**Excerpted records:**
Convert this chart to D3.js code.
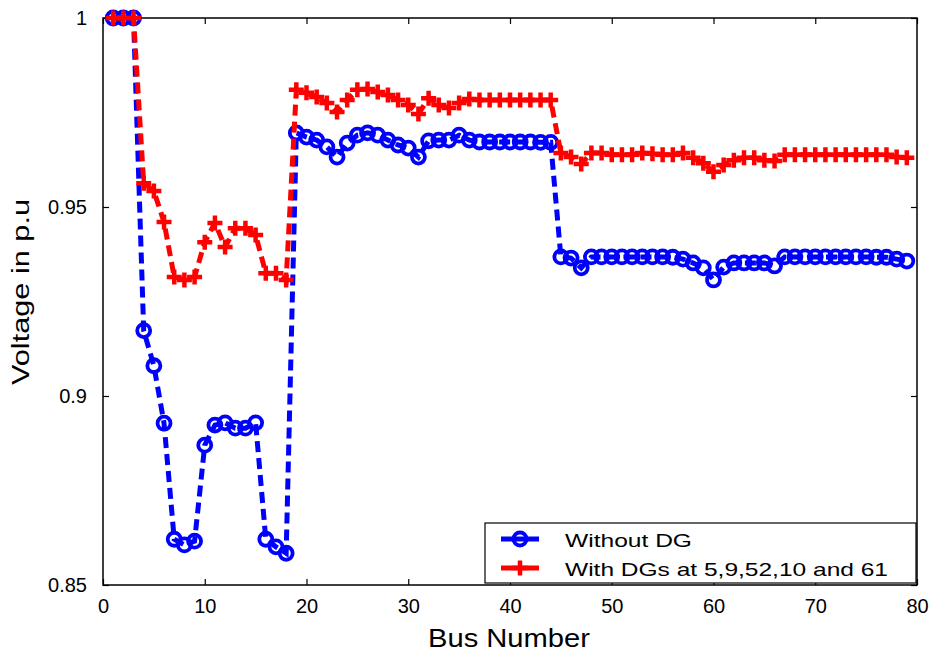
<!DOCTYPE html>
<html>
<head>
<meta charset="utf-8">
<script src="https://cdn.jsdelivr.net/npm/d3@7"></script>
<style>
  html, body { margin: 0; padding: 0; background: #fff; }
  svg { display: block; font-family: "Liberation Sans", Arial, sans-serif; }
</style>
</head>
<body>
<svg id="chart" width="937" height="654"></svg>
<script>
// Bus voltage profile, buses 1..79
const buses = d3.range(1, 80);

const withoutDG = [
  1.0, 1.0, 1.0, 0.9173, 0.9080, 0.8928, 0.8621, 0.8606, 0.8616, 0.8870,
  0.8923, 0.8929, 0.8915, 0.8915, 0.8929, 0.8621, 0.8601, 0.8584,
  0.9696, 0.9685, 0.9677, 0.9659, 0.9632, 0.9669, 0.9690, 0.9696, 0.9690,
  0.9677, 0.9664, 0.9656, 0.9632, 0.9675, 0.9677, 0.9677, 0.9690, 0.9677,
  0.9672, 0.9672, 0.9672, 0.9672, 0.9672, 0.9672, 0.9671, 0.9671,
  0.9368, 0.9365, 0.9339, 0.9368, 0.9368, 0.9368, 0.9368, 0.9368, 0.9368,
  0.9368, 0.9368, 0.9367, 0.9362, 0.9352, 0.9339, 0.9307, 0.9341, 0.9352,
  0.9352, 0.9352, 0.9352, 0.9344, 0.9368, 0.9368, 0.9368, 0.9368, 0.9368,
  0.9368, 0.9368, 0.9368, 0.9368, 0.9367, 0.9367, 0.9362, 0.9357
];

const withDGs = [
  1.0, 1.0, 1.0, 0.9563, 0.9542, 0.9460, 0.9315, 0.9307, 0.9315, 0.9407,
  0.9458, 0.9394, 0.9444, 0.9444, 0.9426, 0.9325, 0.9325, 0.9307,
  0.9810, 0.9802, 0.9791, 0.9775, 0.9751, 0.9783, 0.9810, 0.9812, 0.9804,
  0.9796, 0.9783, 0.9770, 0.9746, 0.9788, 0.9770, 0.9762, 0.9775, 0.9786,
  0.9783, 0.9783, 0.9783, 0.9783, 0.9783, 0.9783, 0.9783, 0.9783,
  0.9643, 0.9632, 0.9614, 0.9643, 0.9643, 0.9638, 0.9638, 0.9638, 0.9643,
  0.9641, 0.9638, 0.9638, 0.9643, 0.9630, 0.9616, 0.9593, 0.9611, 0.9624,
  0.9630, 0.9630, 0.9624, 0.9622, 0.9638, 0.9638, 0.9638, 0.9638, 0.9638,
  0.9638, 0.9638, 0.9638, 0.9638, 0.9638, 0.9638, 0.9632, 0.9630
];

const xTicks = [0, 10, 20, 30, 40, 50, 60, 70, 80];
const yTicks = [0.85, 0.9, 0.95, 1];
const seriesNames = ["Without DG", "With DGs at 5,9,52,10 and 61"];
const xTitle = "Bus Number";
const yTitle = "Voltage in p.u";

const svg = d3.select("#chart");
const plotLeft = 103, plotRight = 917, plotTop = 18, plotBottom = 585;

const x = d3.scaleLinear().domain([0, 80]).range([plotLeft, plotRight]);
const y = d3.scaleLinear().domain([0.85, 1]).range([plotBottom, plotTop]);

// Axes box
svg.append("rect")
  .attr("x", plotLeft).attr("y", plotTop)
  .attr("width", plotRight - plotLeft).attr("height", plotBottom - plotTop)
  .attr("fill", "none").attr("stroke", "#000").attr("stroke-width", 1.5);

const tickLen = 6;
const fmtY = v => (v === 1 ? "1" : String(v));

// Bottom axis with inward ticks
const gx = svg.append("g").attr("transform", `translate(0,${plotBottom})`)
  .call(d3.axisBottom(x).tickValues(xTicks).tickSizeInner(-tickLen).tickSizeOuter(0).tickPadding(14));
// Top inward ticks
svg.append("g").attr("transform", `translate(0,${plotTop})`)
  .call(d3.axisTop(x).tickValues(xTicks).tickSizeInner(-tickLen).tickSizeOuter(0).tickFormat(""));
// Left axis
const gy = svg.append("g").attr("transform", `translate(${plotLeft},0)`)
  .call(d3.axisLeft(y).tickValues(yTicks).tickSizeInner(-tickLen).tickSizeOuter(0).tickPadding(16).tickFormat(fmtY));
// Right inward ticks
svg.append("g").attr("transform", `translate(${plotRight},0)`)
  .call(d3.axisRight(y).tickValues(yTicks).tickSizeInner(-tickLen).tickSizeOuter(0).tickFormat(""));

svg.selectAll(".domain").remove();
svg.selectAll(".tick line").attr("stroke", "#000").attr("stroke-width", 1.2);
gx.selectAll(".tick text").attr("font-size", 20).attr("fill", "#000")
  .attr("font-family", "Liberation Sans, Arial, sans-serif");
gy.selectAll(".tick text").attr("font-size", 20).attr("fill", "#000")
  .attr("font-family", "Liberation Sans, Arial, sans-serif");

// Axis titles
svg.append("text")
  .attr("x", 509).attr("y", 647)
  .attr("text-anchor", "middle")
  .attr("font-size", 25)
  .attr("textLength", 162).attr("lengthAdjust", "spacingAndGlyphs")
  .text(xTitle);

svg.append("text")
  .attr("transform", "translate(29,292) rotate(-90)")
  .attr("text-anchor", "middle")
  .attr("font-size", 23)
  .attr("textLength", 186).attr("lengthAdjust", "spacingAndGlyphs")
  .text(yTitle);

// Lines: base case first, DG case drawn on top
const line = d3.line().x((d, i) => x(buses[i])).y(d => y(d));
const blue = "#0000ff", red = "#ff0000";

function plusPath(cx, cy, r) {
  return `M${cx - r},${cy}H${cx + r}M${cx},${cy - r}V${cy + r}`;
}

svg.append("path").datum(withoutDG)
  .attr("d", line).attr("fill", "none")
  .attr("stroke", blue).attr("stroke-width", 5).attr("stroke-dasharray", "11,6");
svg.append("g").selectAll("circle").data(withoutDG).join("circle")
  .attr("cx", (d, i) => x(buses[i])).attr("cy", d => y(d))
  .attr("r", 6.5).attr("fill", "none")
  .attr("stroke", blue).attr("stroke-width", 3.8);

svg.append("path").datum(withDGs)
  .attr("d", line).attr("fill", "none")
  .attr("stroke", red).attr("stroke-width", 5).attr("stroke-dasharray", "11,6");
svg.append("g").selectAll("path").data(withDGs).join("path")
  .attr("d", (d, i) => plusPath(x(buses[i]), y(d), 7.5))
  .attr("stroke", red).attr("stroke-width", 4.5).attr("fill", "none");

// Legend
const lg = svg.append("g");
lg.append("rect").attr("x", 485).attr("y", 523).attr("width", 431).attr("height", 60)
  .attr("fill", "#fff").attr("stroke", "#000").attr("stroke-width", 1.2);
const legendRows = [
  { name: seriesNames[0], color: blue, y: 539, len: 127 },
  { name: seriesNames[1], color: red, y: 568, len: 323 }
];
legendRows.forEach((r, k) => {
  lg.append("line").attr("x1", 501).attr("x2", 539).attr("y1", r.y).attr("y2", r.y)
    .attr("stroke", r.color).attr("stroke-width", 5);
  if (k === 0) {
    lg.append("circle").attr("cx", 520).attr("cy", r.y).attr("r", 6.5)
      .attr("fill", "none").attr("stroke", blue).attr("stroke-width", 3.8);
  } else {
    lg.append("path").attr("d", plusPath(520, r.y, 7.5))
      .attr("stroke", red).attr("stroke-width", 4.5).attr("fill", "none");
  }
  lg.append("text").attr("x", 565).attr("y", r.y + 8)
    .attr("font-size", 19)
    .attr("textLength", r.len).attr("lengthAdjust", "spacingAndGlyphs")
    .text(r.name);
});
</script>
</body>
</html>
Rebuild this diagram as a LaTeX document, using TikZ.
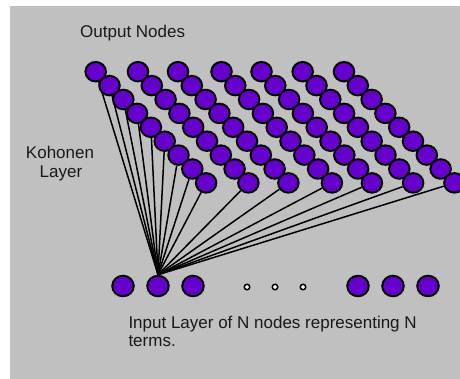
\documentclass[tikz,border=0pt]{standalone}
\usepackage{fontspec}
\setmainfont{Liberation Sans}
\usetikzlibrary{shapes.geometric}
\definecolor{bggrey}{RGB}{192,192,192}
\definecolor{nodepurple}{RGB}{102,0,204}
\pgfdeclarelayer{bg}
\pgfdeclarelayer{wires}
\pgfsetlayers{bg,wires,main}
\begin{document}
\begin{tikzpicture}[x=1pt,y=-1pt,
  outnode/.style={ellipse, draw=black, line width=2pt, fill=nodepurple,
    minimum width=20.5pt, minimum height=19.5pt, inner sep=0pt},
  innode/.style={ellipse, draw=black, line width=2pt, fill=nodepurple,
    minimum width=21.5pt, minimum height=20.5pt, inner sep=0pt},
  dotnode/.style={circle, draw=black, fill=white, line width=1.5pt,
    minimum size=5.5pt, inner sep=0pt},
  wire/.style={line width=1.5pt, black},
  lbl/.style={font=\fontsize{17}{19}\selectfont, inner sep=0pt, text=black!90}]
\useasboundingbox (0,0) rectangle (460,379);
\clip (0,0) rectangle (460,379);
\begin{pgfonlayer}{bg}
  \fill[bggrey] (10,6) rectangle (460,379);
\end{pgfonlayer}
% output grid
\foreach \c/\xt in {1/95.7,2/138,3/178,4/221.5,5/261.5,6/302.7,7/344}{
  \foreach \r in {0,...,8}{
    \node[outnode] (o-\c-\r) at ({\xt+13.8*\r},{71.7+13.9*\r}) {};
  }
}
% input layer
\node[innode] (in1) at (123,286) {};
\node[innode] (in2) at (158,286) {};
\node[innode] (in3) at (193,286) {};
\node[dotnode] (d1) at (247,287) {};
\node[dotnode] (d2) at (275,287) {};
\node[dotnode] (d3) at (303,287) {};
\node[innode] (in4) at (358,286) {};
\node[innode] (in5) at (393,286) {};
\node[innode] (in6) at (428,286) {};
% connectors
\begin{pgfonlayer}{wires}
  \foreach \r in {0,...,8}{\draw[wire] (in2.north) -- (o-1-\r);}
  \foreach \c in {2,...,7}{\draw[wire] (in2.north) -- (o-\c-8);}
\end{pgfonlayer}
% labels
\node[lbl, anchor=base west] (tout) at (80,37.7) {Output Nodes};
\node[lbl, anchor=base] (tkoh1) at (60,159) {Kohonen};
\node[lbl, anchor=base] (tkoh2) at (61,178) {Layer};
\node[lbl, anchor=base west] (tin1) at (128.3,328) {Input Layer of N nodes representing N};
\node[lbl, anchor=base west] (tin2) at (128.3,346) {terms.};
\end{tikzpicture}
\end{document}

**Problem requirements:** Find the word "this" in the data and copy out each line where it turns up.

**Solution to the exercise:**
Convert this chart to D3.js code.
Rebuild this diagram as a LaTeX document, using TikZ.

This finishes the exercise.